Charts and diagrams as code
==================================================

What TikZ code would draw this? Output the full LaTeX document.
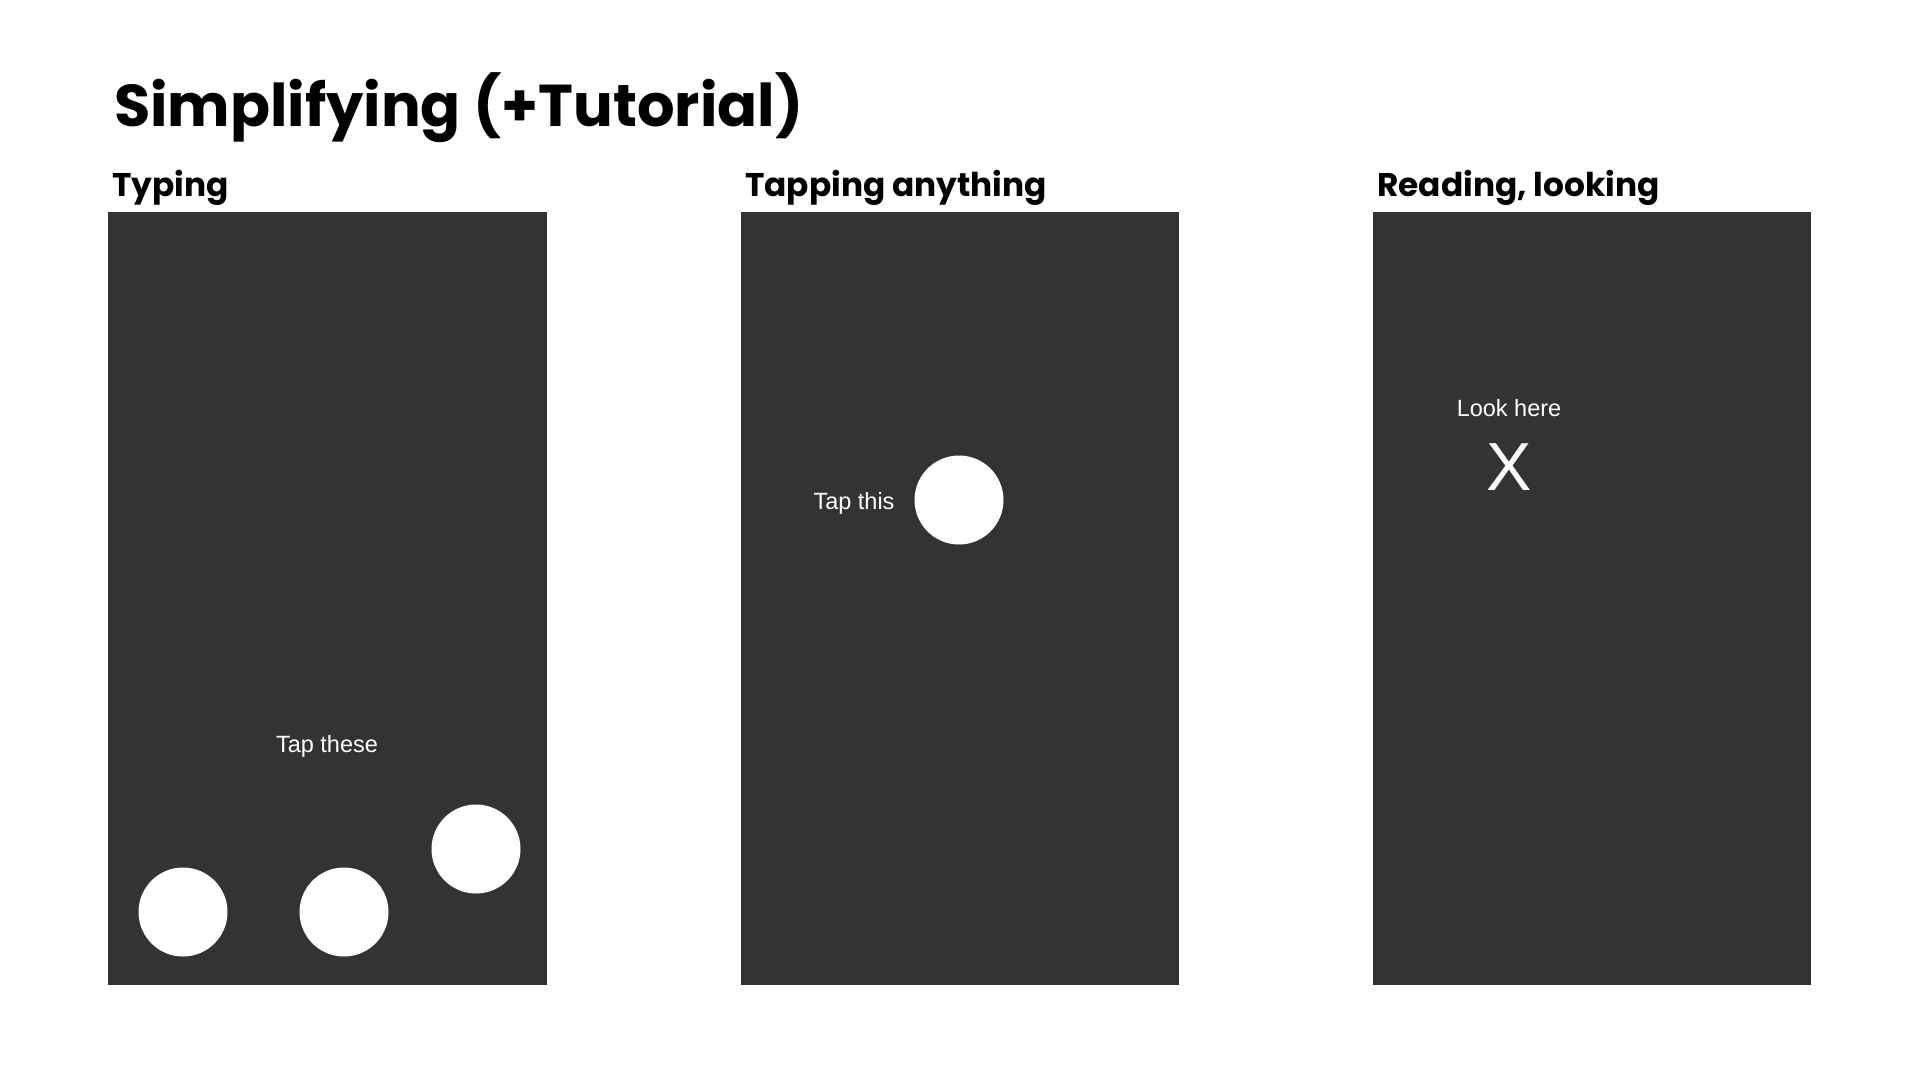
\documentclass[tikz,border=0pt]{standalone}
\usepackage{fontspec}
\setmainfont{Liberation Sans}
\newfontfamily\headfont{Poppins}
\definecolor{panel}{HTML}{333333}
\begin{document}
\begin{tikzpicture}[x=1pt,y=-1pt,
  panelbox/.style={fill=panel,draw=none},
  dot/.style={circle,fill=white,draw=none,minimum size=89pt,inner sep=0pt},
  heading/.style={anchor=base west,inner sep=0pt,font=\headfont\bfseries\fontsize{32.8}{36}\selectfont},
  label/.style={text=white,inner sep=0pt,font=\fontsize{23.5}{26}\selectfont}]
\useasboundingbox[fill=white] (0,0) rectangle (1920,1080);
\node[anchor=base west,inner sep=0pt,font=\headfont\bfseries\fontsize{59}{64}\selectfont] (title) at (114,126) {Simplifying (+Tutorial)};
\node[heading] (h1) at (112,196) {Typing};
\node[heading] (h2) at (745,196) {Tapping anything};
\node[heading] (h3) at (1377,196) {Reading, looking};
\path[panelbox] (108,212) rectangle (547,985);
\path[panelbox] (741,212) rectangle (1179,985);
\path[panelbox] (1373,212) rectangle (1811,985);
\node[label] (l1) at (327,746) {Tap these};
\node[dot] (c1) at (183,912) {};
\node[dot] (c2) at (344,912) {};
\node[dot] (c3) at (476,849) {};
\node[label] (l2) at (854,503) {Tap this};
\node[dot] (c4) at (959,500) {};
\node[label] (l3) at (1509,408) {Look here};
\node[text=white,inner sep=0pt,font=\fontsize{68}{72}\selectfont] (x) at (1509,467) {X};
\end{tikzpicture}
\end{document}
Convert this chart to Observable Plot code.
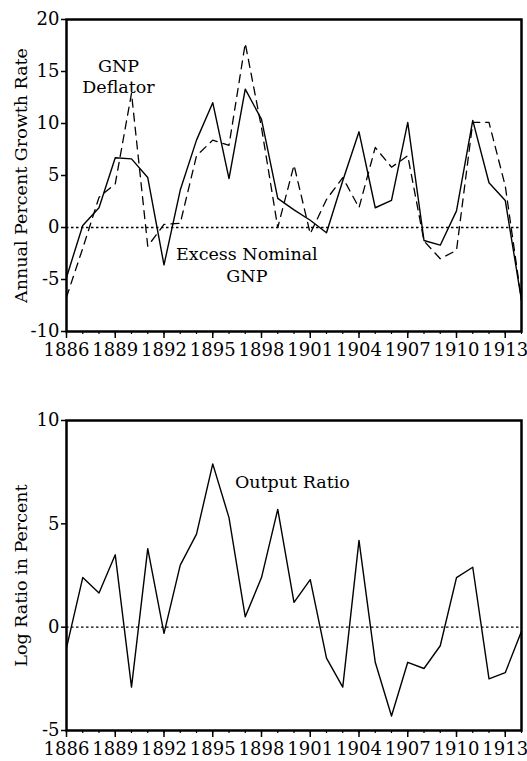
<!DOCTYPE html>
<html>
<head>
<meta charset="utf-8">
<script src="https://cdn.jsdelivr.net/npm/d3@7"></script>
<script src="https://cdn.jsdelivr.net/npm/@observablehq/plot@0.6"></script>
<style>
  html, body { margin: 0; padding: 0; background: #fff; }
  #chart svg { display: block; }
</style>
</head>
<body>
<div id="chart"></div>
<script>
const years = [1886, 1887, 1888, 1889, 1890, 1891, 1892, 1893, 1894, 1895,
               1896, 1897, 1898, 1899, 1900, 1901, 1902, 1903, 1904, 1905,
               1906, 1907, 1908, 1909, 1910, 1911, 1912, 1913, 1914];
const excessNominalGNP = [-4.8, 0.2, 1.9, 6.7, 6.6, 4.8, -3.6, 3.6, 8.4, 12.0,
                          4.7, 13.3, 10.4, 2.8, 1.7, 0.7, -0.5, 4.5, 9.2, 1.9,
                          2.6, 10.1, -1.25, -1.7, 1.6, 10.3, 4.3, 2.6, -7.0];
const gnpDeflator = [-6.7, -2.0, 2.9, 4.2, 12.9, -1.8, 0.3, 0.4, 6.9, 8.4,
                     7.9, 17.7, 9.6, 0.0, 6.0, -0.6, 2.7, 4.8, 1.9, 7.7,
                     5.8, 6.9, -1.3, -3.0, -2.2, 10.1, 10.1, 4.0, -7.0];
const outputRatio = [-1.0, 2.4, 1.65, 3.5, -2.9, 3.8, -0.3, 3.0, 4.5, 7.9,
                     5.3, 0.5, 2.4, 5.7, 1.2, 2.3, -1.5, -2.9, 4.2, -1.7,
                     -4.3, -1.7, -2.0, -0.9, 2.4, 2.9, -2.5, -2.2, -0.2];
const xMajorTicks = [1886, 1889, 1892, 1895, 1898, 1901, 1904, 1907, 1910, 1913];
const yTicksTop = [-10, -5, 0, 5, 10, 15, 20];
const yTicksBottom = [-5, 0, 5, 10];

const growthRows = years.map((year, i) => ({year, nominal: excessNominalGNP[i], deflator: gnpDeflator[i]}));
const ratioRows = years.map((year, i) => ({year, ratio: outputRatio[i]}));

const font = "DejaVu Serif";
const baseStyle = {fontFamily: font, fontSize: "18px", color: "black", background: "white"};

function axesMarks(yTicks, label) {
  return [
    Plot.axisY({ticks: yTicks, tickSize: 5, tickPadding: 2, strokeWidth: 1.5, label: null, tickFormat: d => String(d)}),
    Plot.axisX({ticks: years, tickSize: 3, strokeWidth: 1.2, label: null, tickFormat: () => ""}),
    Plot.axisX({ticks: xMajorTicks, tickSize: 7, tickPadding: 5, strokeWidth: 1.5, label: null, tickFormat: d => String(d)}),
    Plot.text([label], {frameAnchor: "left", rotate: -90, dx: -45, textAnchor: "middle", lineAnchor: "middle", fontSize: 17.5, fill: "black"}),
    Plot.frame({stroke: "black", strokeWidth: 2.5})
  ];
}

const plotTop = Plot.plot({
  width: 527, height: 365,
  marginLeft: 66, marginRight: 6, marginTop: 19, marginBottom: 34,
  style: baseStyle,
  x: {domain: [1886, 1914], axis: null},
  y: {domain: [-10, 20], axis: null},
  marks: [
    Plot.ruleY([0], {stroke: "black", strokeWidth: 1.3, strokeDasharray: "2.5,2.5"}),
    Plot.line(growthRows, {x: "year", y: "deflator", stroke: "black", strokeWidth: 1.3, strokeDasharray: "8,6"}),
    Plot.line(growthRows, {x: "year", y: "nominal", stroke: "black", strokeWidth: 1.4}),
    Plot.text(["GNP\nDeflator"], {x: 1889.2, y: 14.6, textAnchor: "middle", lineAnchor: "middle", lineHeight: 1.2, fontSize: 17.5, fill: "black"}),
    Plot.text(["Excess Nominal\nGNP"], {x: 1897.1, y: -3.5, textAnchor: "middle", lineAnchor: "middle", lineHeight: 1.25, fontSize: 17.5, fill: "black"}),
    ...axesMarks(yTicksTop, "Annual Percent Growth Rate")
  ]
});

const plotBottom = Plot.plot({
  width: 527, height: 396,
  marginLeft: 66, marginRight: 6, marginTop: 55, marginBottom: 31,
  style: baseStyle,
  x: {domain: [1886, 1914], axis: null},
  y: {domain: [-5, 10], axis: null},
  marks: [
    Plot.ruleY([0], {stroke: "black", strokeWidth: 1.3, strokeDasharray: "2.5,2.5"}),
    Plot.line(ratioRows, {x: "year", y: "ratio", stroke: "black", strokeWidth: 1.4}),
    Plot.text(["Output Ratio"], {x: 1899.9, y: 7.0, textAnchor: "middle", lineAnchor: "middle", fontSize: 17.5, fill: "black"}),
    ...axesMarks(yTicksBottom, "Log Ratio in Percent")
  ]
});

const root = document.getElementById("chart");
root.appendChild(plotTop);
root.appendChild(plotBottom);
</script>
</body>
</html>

==================================================

WRITTEN TASK:
Reproduce the material word for word, minus the images.

PROBLEM SOLUTION:
What TikZ code would draw this? Output the full LaTeX document.
\documentclass[tikz,border=0pt]{standalone}
\usepackage{fontspec}
\setmainfont{Liberation Sans}
\newfontfamily\headfont{Poppins}
\definecolor{panel}{HTML}{333333}
\begin{document}
\begin{tikzpicture}[x=1pt,y=-1pt,
  panelbox/.style={fill=panel,draw=none},
  dot/.style={circle,fill=white,draw=none,minimum size=89pt,inner sep=0pt},
  heading/.style={anchor=base west,inner sep=0pt,font=\headfont\bfseries\fontsize{32.8}{36}\selectfont},
  label/.style={text=white,inner sep=0pt,font=\fontsize{23.5}{26}\selectfont}]
\useasboundingbox[fill=white] (0,0) rectangle (1920,1080);
\node[anchor=base west,inner sep=0pt,font=\headfont\bfseries\fontsize{59}{64}\selectfont] (title) at (114,126) {Simplifying (+Tutorial)};
\node[heading] (h1) at (112,196) {Typing};
\node[heading] (h2) at (745,196) {Tapping anything};
\node[heading] (h3) at (1377,196) {Reading, looking};
\path[panelbox] (108,212) rectangle (547,985);
\path[panelbox] (741,212) rectangle (1179,985);
\path[panelbox] (1373,212) rectangle (1811,985);
\node[label] (l1) at (327,746) {Tap these};
\node[dot] (c1) at (183,912) {};
\node[dot] (c2) at (344,912) {};
\node[dot] (c3) at (476,849) {};
\node[label] (l2) at (854,503) {Tap this};
\node[dot] (c4) at (959,500) {};
\node[label] (l3) at (1509,408) {Look here};
\node[text=white,inner sep=0pt,font=\fontsize{68}{72}\selectfont] (x) at (1509,467) {X};
\end{tikzpicture}
\end{document}
Convert this chart to Observable Plot code.
<!DOCTYPE html>
<html>
<head>
<meta charset="utf-8">
<script src="https://cdn.jsdelivr.net/npm/d3@7"></script>
<script src="https://cdn.jsdelivr.net/npm/@observablehq/plot@0.6"></script>
<style>
  html, body { margin: 0; padding: 0; background: #fff; }
  #chart svg { display: block; }
</style>
</head>
<body>
<div id="chart"></div>
<script>
const years = [1886, 1887, 1888, 1889, 1890, 1891, 1892, 1893, 1894, 1895,
               1896, 1897, 1898, 1899, 1900, 1901, 1902, 1903, 1904, 1905,
               1906, 1907, 1908, 1909, 1910, 1911, 1912, 1913, 1914];
const excessNominalGNP = [-4.8, 0.2, 1.9, 6.7, 6.6, 4.8, -3.6, 3.6, 8.4, 12.0,
                          4.7, 13.3, 10.4, 2.8, 1.7, 0.7, -0.5, 4.5, 9.2, 1.9,
                          2.6, 10.1, -1.25, -1.7, 1.6, 10.3, 4.3, 2.6, -7.0];
const gnpDeflator = [-6.7, -2.0, 2.9, 4.2, 12.9, -1.8, 0.3, 0.4, 6.9, 8.4,
                     7.9, 17.7, 9.6, 0.0, 6.0, -0.6, 2.7, 4.8, 1.9, 7.7,
                     5.8, 6.9, -1.3, -3.0, -2.2, 10.1, 10.1, 4.0, -7.0];
const outputRatio = [-1.0, 2.4, 1.65, 3.5, -2.9, 3.8, -0.3, 3.0, 4.5, 7.9,
                     5.3, 0.5, 2.4, 5.7, 1.2, 2.3, -1.5, -2.9, 4.2, -1.7,
                     -4.3, -1.7, -2.0, -0.9, 2.4, 2.9, -2.5, -2.2, -0.2];
const xMajorTicks = [1886, 1889, 1892, 1895, 1898, 1901, 1904, 1907, 1910, 1913];
const yTicksTop = [-10, -5, 0, 5, 10, 15, 20];
const yTicksBottom = [-5, 0, 5, 10];

const growthRows = years.map((year, i) => ({year, nominal: excessNominalGNP[i], deflator: gnpDeflator[i]}));
const ratioRows = years.map((year, i) => ({year, ratio: outputRatio[i]}));

const font = "DejaVu Serif";
const baseStyle = {fontFamily: font, fontSize: "18px", color: "black", background: "white"};

function axesMarks(yTicks, label) {
  return [
    Plot.axisY({ticks: yTicks, tickSize: 5, tickPadding: 2, strokeWidth: 1.5, label: null, tickFormat: d => String(d)}),
    Plot.axisX({ticks: years, tickSize: 3, strokeWidth: 1.2, label: null, tickFormat: () => ""}),
    Plot.axisX({ticks: xMajorTicks, tickSize: 7, tickPadding: 5, strokeWidth: 1.5, label: null, tickFormat: d => String(d)}),
    Plot.text([label], {frameAnchor: "left", rotate: -90, dx: -45, textAnchor: "middle", lineAnchor: "middle", fontSize: 17.5, fill: "black"}),
    Plot.frame({stroke: "black", strokeWidth: 2.5})
  ];
}

const plotTop = Plot.plot({
  width: 527, height: 365,
  marginLeft: 66, marginRight: 6, marginTop: 19, marginBottom: 34,
  style: baseStyle,
  x: {domain: [1886, 1914], axis: null},
  y: {domain: [-10, 20], axis: null},
  marks: [
    Plot.ruleY([0], {stroke: "black", strokeWidth: 1.3, strokeDasharray: "2.5,2.5"}),
    Plot.line(growthRows, {x: "year", y: "deflator", stroke: "black", strokeWidth: 1.3, strokeDasharray: "8,6"}),
    Plot.line(growthRows, {x: "year", y: "nominal", stroke: "black", strokeWidth: 1.4}),
    Plot.text(["GNP\nDeflator"], {x: 1889.2, y: 14.6, textAnchor: "middle", lineAnchor: "middle", lineHeight: 1.2, fontSize: 17.5, fill: "black"}),
    Plot.text(["Excess Nominal\nGNP"], {x: 1897.1, y: -3.5, textAnchor: "middle", lineAnchor: "middle", lineHeight: 1.25, fontSize: 17.5, fill: "black"}),
    ...axesMarks(yTicksTop, "Annual Percent Growth Rate")
  ]
});

const plotBottom = Plot.plot({
  width: 527, height: 396,
  marginLeft: 66, marginRight: 6, marginTop: 55, marginBottom: 31,
  style: baseStyle,
  x: {domain: [1886, 1914], axis: null},
  y: {domain: [-5, 10], axis: null},
  marks: [
    Plot.ruleY([0], {stroke: "black", strokeWidth: 1.3, strokeDasharray: "2.5,2.5"}),
    Plot.line(ratioRows, {x: "year", y: "ratio", stroke: "black", strokeWidth: 1.4}),
    Plot.text(["Output Ratio"], {x: 1899.9, y: 7.0, textAnchor: "middle", lineAnchor: "middle", fontSize: 17.5, fill: "black"}),
    ...axesMarks(yTicksBottom, "Log Ratio in Percent")
  ]
});

const root = document.getElementById("chart");
root.appendChild(plotTop);
root.appendChild(plotBottom);
</script>
</body>
</html>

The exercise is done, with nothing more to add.